According to a report by National Irish Bank (NIB), the Government could save more than €1bn if it moves into electronic payment systems. With such an opportunity available, it’s easy to see why many Irish businesses are looking to break into this payment method.

“At the moment, the way Irish firms are working is they’re looking into payment methods and are looking into opening up their business to a larger environment, as well,” said Michelle Murphy, Sage Pay sales executive.

Diversifying into e-payments is vital to not only improve efficiency, but also to help manage revenue intake. Ireland is the most intensive cash user and the second most extensive user of cheques in Europe.

This can prove detrimental to businesses, which are often left waiting on cheques to arrive in on time, affecting their accounts. By switching to electronic payments, this can be avoided, not only helping with processing finances, but also cutting costs.

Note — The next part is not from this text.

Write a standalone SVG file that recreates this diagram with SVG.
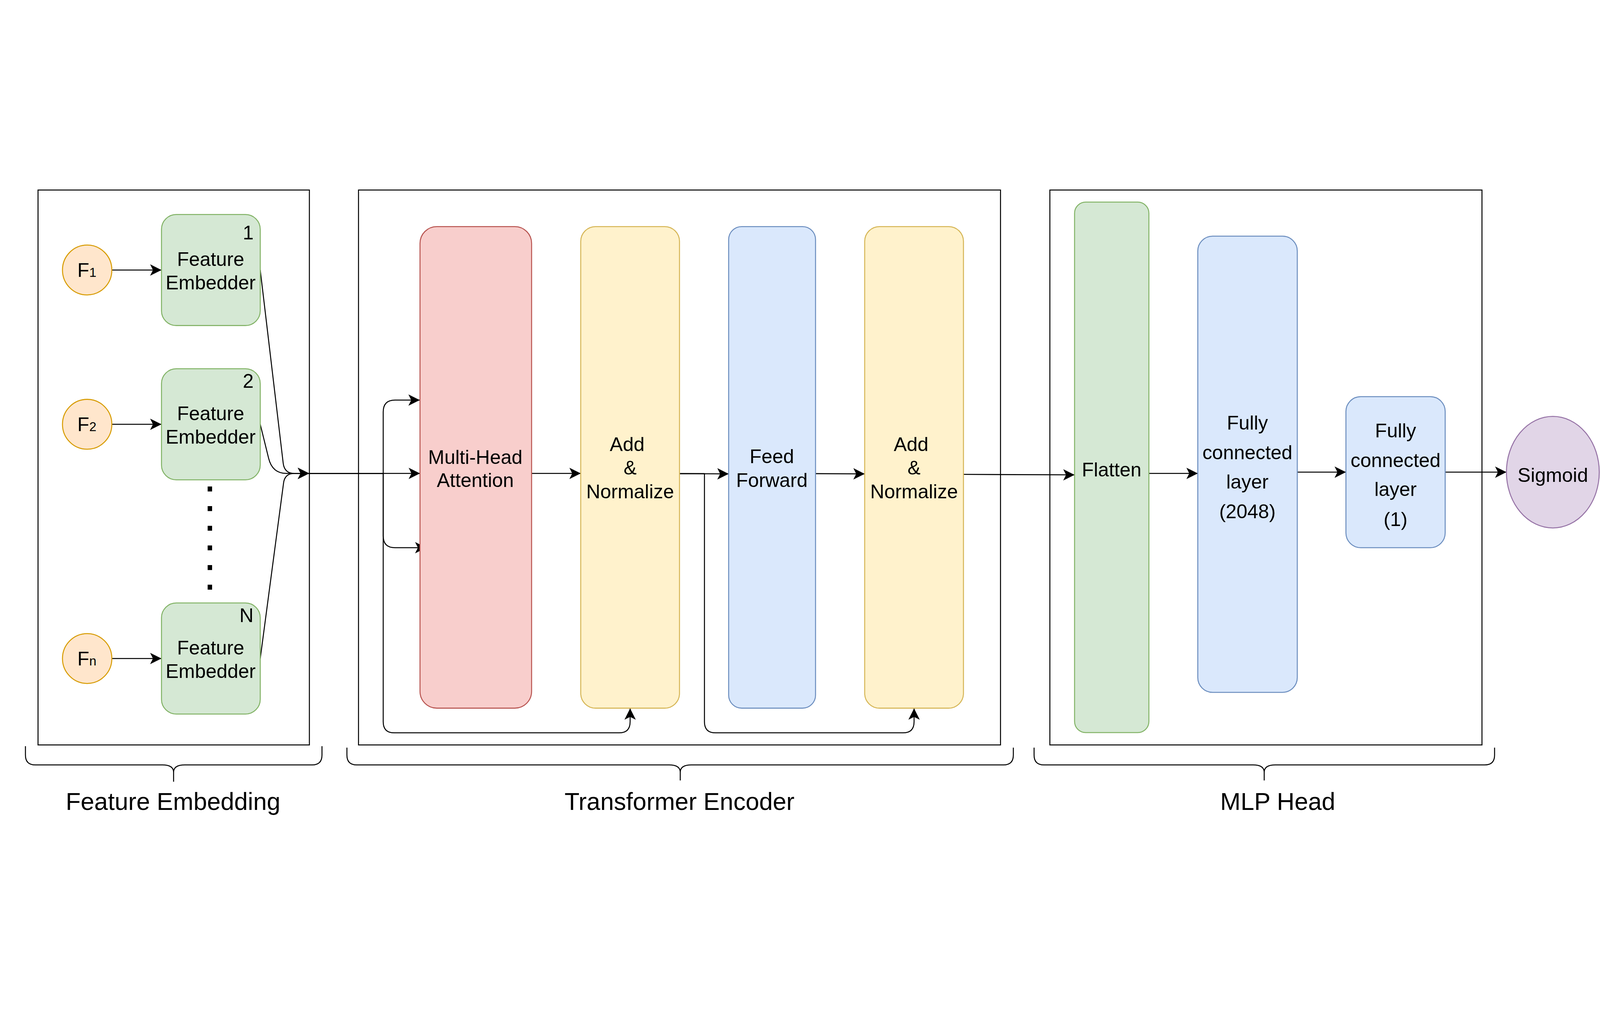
<svg xmlns="http://www.w3.org/2000/svg" width="6480" height="2635" viewBox="0 0 6480 2635">
<defs>
<style>
:root{width:100vw;height:100vh;display:block}
.panel{fill:none;stroke:#000;stroke-width:4}
.green{fill:#d5e8d4;stroke:#82b366;stroke-width:4}
.orange{fill:#ffe6cc;stroke:#d79b00;stroke-width:4}
.red{fill:#f8cecc;stroke:#b85450;stroke-width:4}
.yellow{fill:#fff2cc;stroke:#d6b656;stroke-width:4}
.blue{fill:#dae8fc;stroke:#6c8ebf;stroke-width:4}
.purple{fill:#e1d5e7;stroke:#9673a6;stroke-width:4}
.t{font-family:"Liberation Sans",Arial,Helvetica,sans-serif;font-size:79px;fill:#000;text-anchor:middle}
.big{font-size:99px}
.sub{font-size:52px}
.edge{fill:none;stroke:#000;stroke-width:4;stroke-linejoin:round}
.brace{fill:none;stroke:#000;stroke-width:4;stroke-linejoin:round}
</style>
<marker id="arr" markerUnits="userSpaceOnUse" viewBox="-48 -26 50 52" markerWidth="50" markerHeight="52" refX="0" refY="0" orient="auto">
<path d="M0,0 L-46,-23 L-34.5,0 L-46,23 Z" fill="#000"/>
</marker>
</defs>
<rect width="6480" height="2635" fill="#fff"/>

<g id="panels">
<rect id="panel-feature-embedding" class="panel" x="154" y="3" width="1099" height="2248"/>
<rect id="panel-transformer-encoder" class="panel" x="1452" y="3" width="2600" height="2248"/>
<rect id="panel-mlp-head" class="panel" x="4252" y="3" width="1750" height="2248"/>
</g>

<g id="connectors">
<path class="edge" marker-end="url(#arr)" d="M453,327 L654,327"/>
<path class="edge" marker-end="url(#arr)" d="M453,952 L654,952"/>
<path class="edge" marker-end="url(#arr)" d="M453,1901 L654,1901"/>
<path class="edge" marker-end="url(#arr)" d="M1054,327 L1147,1110 Q1152,1151 1192,1151 L1252,1151"/>
<path class="edge" marker-end="url(#arr)" d="M1054,952 L1088,1090 Q1103,1151 1160,1151 L1252,1151"/>
<path class="edge" marker-end="url(#arr)" d="M1054,1901 L1148,1193 Q1152,1151 1192,1151 L1252,1151"/>
<path class="edge" marker-end="url(#arr)" d="M1254,1151 L1701,1151"/>
<path class="edge" marker-end="url(#arr)" d="M1254,1151 L1552,1151 L1552,902 Q1552,854 1600,854 L1700,854"/>
<path class="edge" marker-end="url(#arr)" d="M1254,1151 L1552,1151 L1552,1404 Q1552,1452 1600,1452 L1727,1452"/>
<path class="edge" marker-end="url(#arr)" d="M1254,1151 L1552,1151 L1552,2157 Q1552,2202 1597,2202 L2507,2202 Q2552,2202 2552,2157 L2552,2103"/>
<path class="edge" marker-end="url(#arr)" d="M2153,1151 L2352,1151"/>
<path class="edge" marker-end="url(#arr)" d="M2752,1152 L2951,1153"/>
<path class="edge" marker-end="url(#arr)" d="M2752,1152 L2853,1152 L2853,2157 Q2853,2202 2898,2202 L3657,2202 Q3702,2202 3702,2157 L3702,2103"/>
<path class="edge" marker-end="url(#arr)" d="M3303,1152 L3502,1153"/>
<path class="edge" marker-end="url(#arr)" d="M3902,1155 L4352,1157"/>
<path class="edge" marker-end="url(#arr)" d="M4653,1151 L4851,1151"/>
<path class="edge" marker-end="url(#arr)" d="M5254,1146 L5451,1146"/>
<path class="edge" marker-end="url(#arr)" d="M5853,1146 L6101,1146"/>
</g>

<g id="f1"><ellipse class="orange" cx="353" cy="327" rx="100" ry="101"/><text class="t" x="352" y="355">F<tspan class="sub">1</tspan></text></g>
<g id="f2"><ellipse class="orange" cx="353" cy="952" rx="100" ry="101"/><text class="t" x="352" y="980">F<tspan class="sub">2</tspan></text></g>
<g id="fn"><ellipse class="orange" cx="353" cy="1901" rx="100" ry="101"/><text class="t" x="352" y="1929">F<tspan class="sub">n</tspan></text></g>

<g id="fe1"><rect class="green" x="654" y="102" width="400" height="450" rx="60"/>
<text class="t" x="1027" y="203" style="text-anchor:end">1</text>
<text class="t" x="853" y="311">Feature</text><text class="t" x="853" y="405">Embedder</text></g>
<g id="fe2"><rect class="green" x="654" y="727" width="400" height="450" rx="60"/>
<text class="t" x="1027" y="804" style="text-anchor:end">2</text>
<text class="t" x="853" y="935">Feature</text><text class="t" x="853" y="1030">Embedder</text></g>
<g id="fen"><rect class="green" x="654" y="1676" width="400" height="450" rx="60"/>
<text class="t" x="1027" y="1753" style="text-anchor:end">N</text>
<text class="t" x="853" y="1884">Feature</text><text class="t" x="853" y="1979">Embedder</text></g>

<g id="ellipsis-dots">
<line x1="850" y1="1204" x2="850" y2="1624" stroke="#000" stroke-width="18" stroke-dasharray="20 59.6"/>
</g>

<g id="multi-head-attention"><rect class="red" x="1701" y="151" width="452" height="1951" rx="68"/>
<text class="t" x="1925" y="1112">Multi-Head</text><text class="t" x="1925" y="1206">Attention</text></g>
<g id="add-normalize-1"><rect class="yellow" x="2352" y="151" width="400" height="1951" rx="60"/>
<text class="t" x="2540" y="1060">Add</text><text class="t" x="2552" y="1156">&amp;</text><text class="t" x="2552" y="1252">Normalize</text></g>
<g id="feed-forward"><rect class="blue" x="2951" y="151" width="352" height="1951" rx="53"/>
<text class="t" x="3126" y="1110">Feed</text><text class="t" x="3126" y="1206">Forward</text></g>
<g id="add-normalize-2"><rect class="yellow" x="3502" y="151" width="400" height="1951" rx="60"/>
<text class="t" x="3690" y="1060">Add</text><text class="t" x="3702" y="1156">&amp;</text><text class="t" x="3702" y="1252">Normalize</text></g>

<g id="flatten"><rect class="green" x="4352" y="52" width="301" height="2149" rx="45"/>
<text class="t" x="4502" y="1164">Flatten</text></g>
<g id="fc-2048"><rect class="blue" x="4851" y="190" width="403" height="1848" rx="60"/>
<text class="t" x="5052" y="974">Fully</text><text class="t" x="5052" y="1094">connected</text><text class="t" x="5052" y="1213">layer</text><text class="t" x="5052" y="1332">(2048)</text></g>
<g id="fc-1"><rect class="blue" x="5451" y="840" width="402" height="612" rx="60"/>
<text class="t" x="5652" y="1005">Fully</text><text class="t" x="5652" y="1126">connected</text><text class="t" x="5652" y="1243">layer</text><text class="t" x="5652" y="1364">(1)</text></g>
<g id="sigmoid"><ellipse class="purple" cx="6289" cy="1146" rx="188" ry="226"/>
<text class="t" x="6289" y="1185">Sigmoid</text></g>

<g id="brace-feature-embedding">
<path class="brace" d="M103,2256 L103,2292 Q103,2332 143,2332 L658,2332 Q703,2332 703,2362 L703,2400 M703,2362 Q703,2332 748,2332 L1264,2332 Q1304,2332 1304,2292 L1304,2256"/>
<text class="t big" x="701" y="2515">Feature Embedding</text>
</g>
<g id="brace-transformer-encoder">
<path class="brace" d="M1405,2262 L1405,2292 Q1405,2332 1445,2332 L2710,2332 Q2755,2332 2755,2362 L2755,2395 M2755,2362 Q2755,2332 2800,2332 L4064,2332 Q4104,2332 4104,2292 L4104,2262"/>
<text class="t big" x="2752" y="2515">Transformer Encoder</text>
</g>
<g id="brace-mlp-head">
<path class="brace" d="M4188,2262 L4188,2292 Q4188,2332 4228,2332 L5075,2332 Q5120,2332 5120,2362 L5120,2395 M5120,2362 Q5120,2332 5165,2332 L6013,2332 Q6053,2332 6053,2292 L6053,2262"/>
<text class="t big" x="5175" y="2515">MLP Head</text>
</g>
</svg>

“The big thing (with e-payments) is that companies are reducing their costs and can put their resources of people into difference areas, rather than chasing debts and following up phone calls trying to get payments,” said Murphy.

“From research I’ve been doing over the last couple of months, the main reason why a lot of our customers want to take payments by debit and credit cards are because cheques aren’t arriving in,” she added.

Not only can businesses streamline payments, they can also expand their market throughout Europe and beyond through e-commerce. 

“If businesses go online, as well, and accept payments through websites and e-commerce, it’ll open them up to a larger market, bringing in revenue where they wouldn’t have gotten it before,” said Murphy.

“We’ve one leading hotel, for example, which just went online a couple of months ago.

“They’ve brought in several thousand euro in revenue, which they wouldn’t have gotten before going online,” she said.

While Ireland is currently behind in e-payments, there is still a great opportunity for them to move into this. The NIB report has recommended that Ireland should reduce its cheque usage by 95pc and reduce cash usage to below the European average by 2013.

This push could be what the country needs in order to move into this payment method, putting us on an equal e-payment level with the rest of Europe and boosting our economy.